Idle thought on which to chew until ESPN2’s starry, starry start time of 8:05 PM on what is essentially summer’s final Sunday: Wouldn’t it be great if we could get a power-hitting first baseman in his prime and stop stitching together carpet remnants? As uplifting as crimping the style of a division rival with something on the line is when there’s nothing much else for us out there, it would be so much better to have something truly tangible on the line for ourselves.

12 comments to Ya Win Some, Ya Lose Ike

  • Steve D

    The Nationals have to be as big a bust as those early 90s Mets…another Davey Johnson managed and influenced team. Who was named the all-time Met manager again? Not Gil?

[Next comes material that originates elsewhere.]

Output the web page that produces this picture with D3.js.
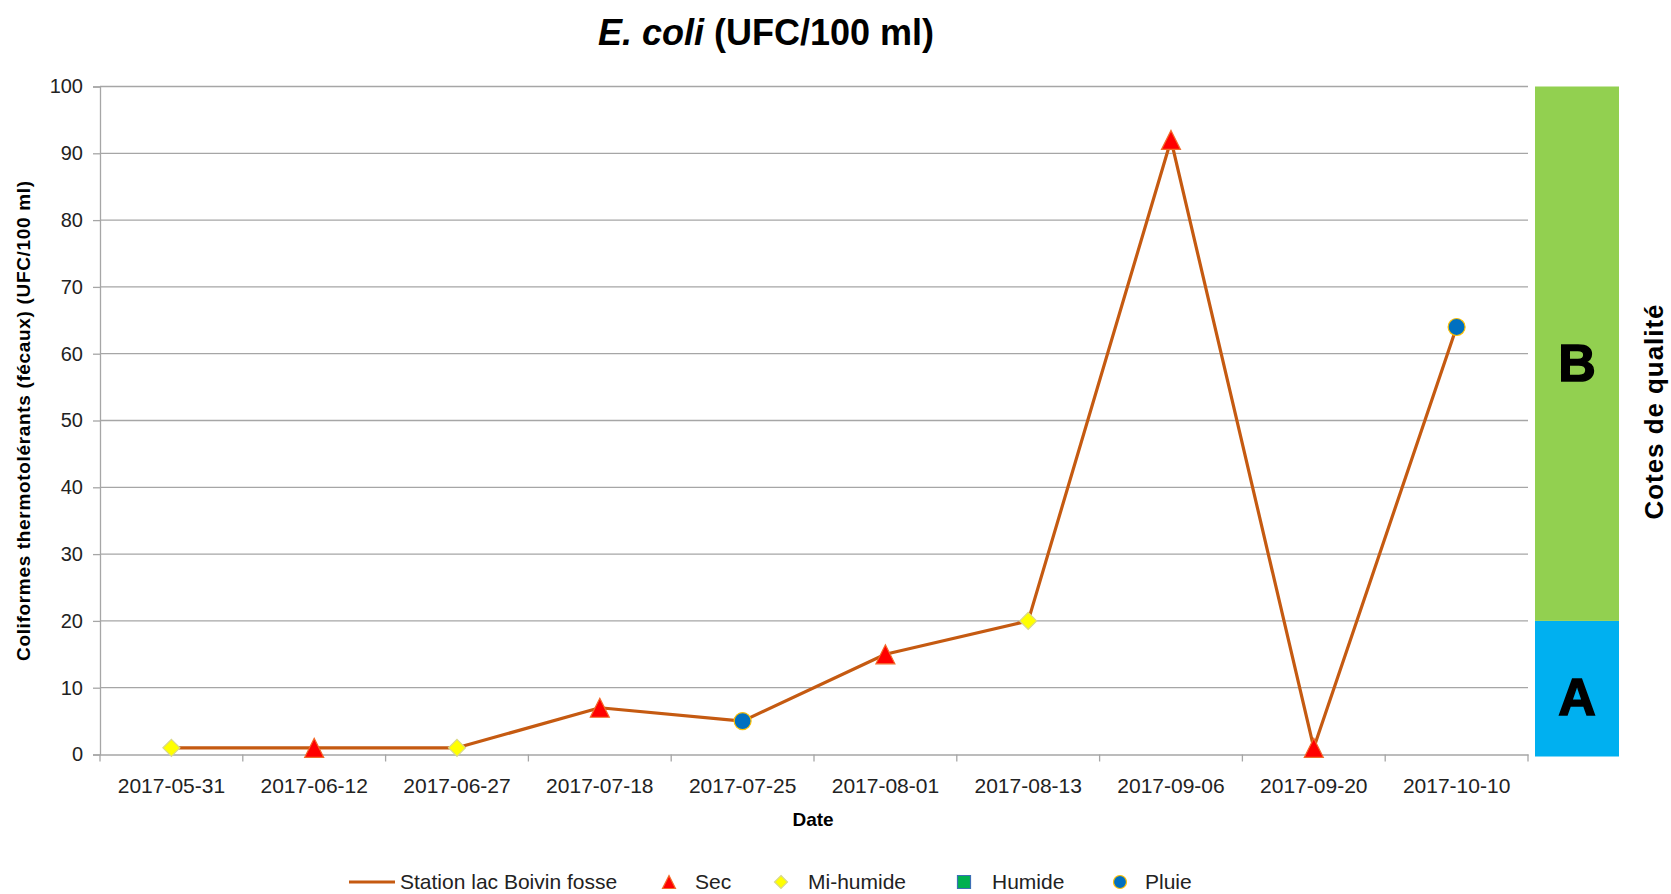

    As for Ike, we’ll never know if he could have gotten to 40 RBI, a most pathetic total. Being that the games don’t matter anymore this year, maybe he could have. I certainly still believe he needs to totally re-make a new swing from scratch or be out of baseball in a couple of years. If he does it, given Met history, he will likely be a star on another team. In the meantime, put Flores at first every game the rest of this season. No to do so would be insanity. It just seems perfect to me…I envision him making diving plays, driving in runs and being really hungry out there.

  • Dave

    One couldn’t help but notice that no sooner had Ike started walking towards the clubhouse that Gary was printing up the boarding pass for his one-way flight out of town. I think he might have even offered to drive him to the airport and help him move. Their relationship is obviously further along than that of Keith and Jerry.

    And sorry Ike, but it’s time. Guy had one thing to prove in 2013, and that was that the first half of 2012 was an anomaly, and he failed miserably. And Duda did no better. Unless the organization believes that if you play Flores at 1B you might as well put Murphy in LF, they have to put Flores out there every day. I just keep looking at him and seeing Kevin Mitchell or Amos Otis…a bat they gave up on way to soon.

  • <>

    Davey Johnson had very little to do with the Mets’ early 90s decline. He was gone by midseason 1990, and he had nothing to do with the dispatching of Darryl Strawberry, hideously ill-conceived notion to “replace” him with Vince Coleman, the trading of David Cone in 1992, etc.

    The early 90s Met managers were Bud Harrelson and Jeff Torborg.

  • Parth

    Carpet remnants indeed. Is it too much to expect .260, 25 and 90 from a 1st baseman? Watching Ike pad his stats against Sept. call-ups would’ve been fool’s gold- Non tender and move on.

    Admittedly In just a snapshot, Flores appears more line drive rbi guy then crazy power numbers- time will tell- 5 or 6 HRs this month will help in packaging him this off season.

  • I think Davey is a great manager.

  • Bye Bye Ike. Go hit 30 Home Runs in the American League.

    • Dennis

      “Bye Bye Ike. Go hit 30 Home Runs in the American League.”

      And then watch as Mets fans who wanted him gone will then knock the front office for letting him go.

  • Kevin from Flushing

    Here’s hoping that the Mets do something special for Davey on 9/12.

  • open the gates

    Ya Win Some, Ya Lose Ike.

    In other words: Ya Win Some, Ya Win Some.

    Sorry – I’ll admit that was mean-spirited. But it seemed like the only way the Mets brass was going to give up on Ike was if he injured himself. So in a way, Ike took one for the team.

    Only in Flushing, folks – only in Flushing.

  • Joe D.

    Hi Greg,

    Never on the next to last day of August did I expect to see Ike Davis probably playing his last game as a Met. Sad thought, especially in lieu of what we had seen up to the point Paulino failed to take charge on calling either him or David off on that seemingly harmless pop up in front of the mound in Denver.

  • mikeL

    joe d: yes paulino AND pelfrey failed to do anything to prevent that needless collision.
    yes ike was tearing it up (as church had yests before, prior to his own collision). i immediately wanted both of those knuckleheads gone for letting two key players crumple as they watched!
    that said, the injury seems fortuitous to the mets’ future planning. davis has gotten way too much rope these past two seasons. i wish him all the best but somewhere else. come to think of it – it was an injury that loosed pelfrey from the mets’ front office overly generous sense of how that player fit into future plans.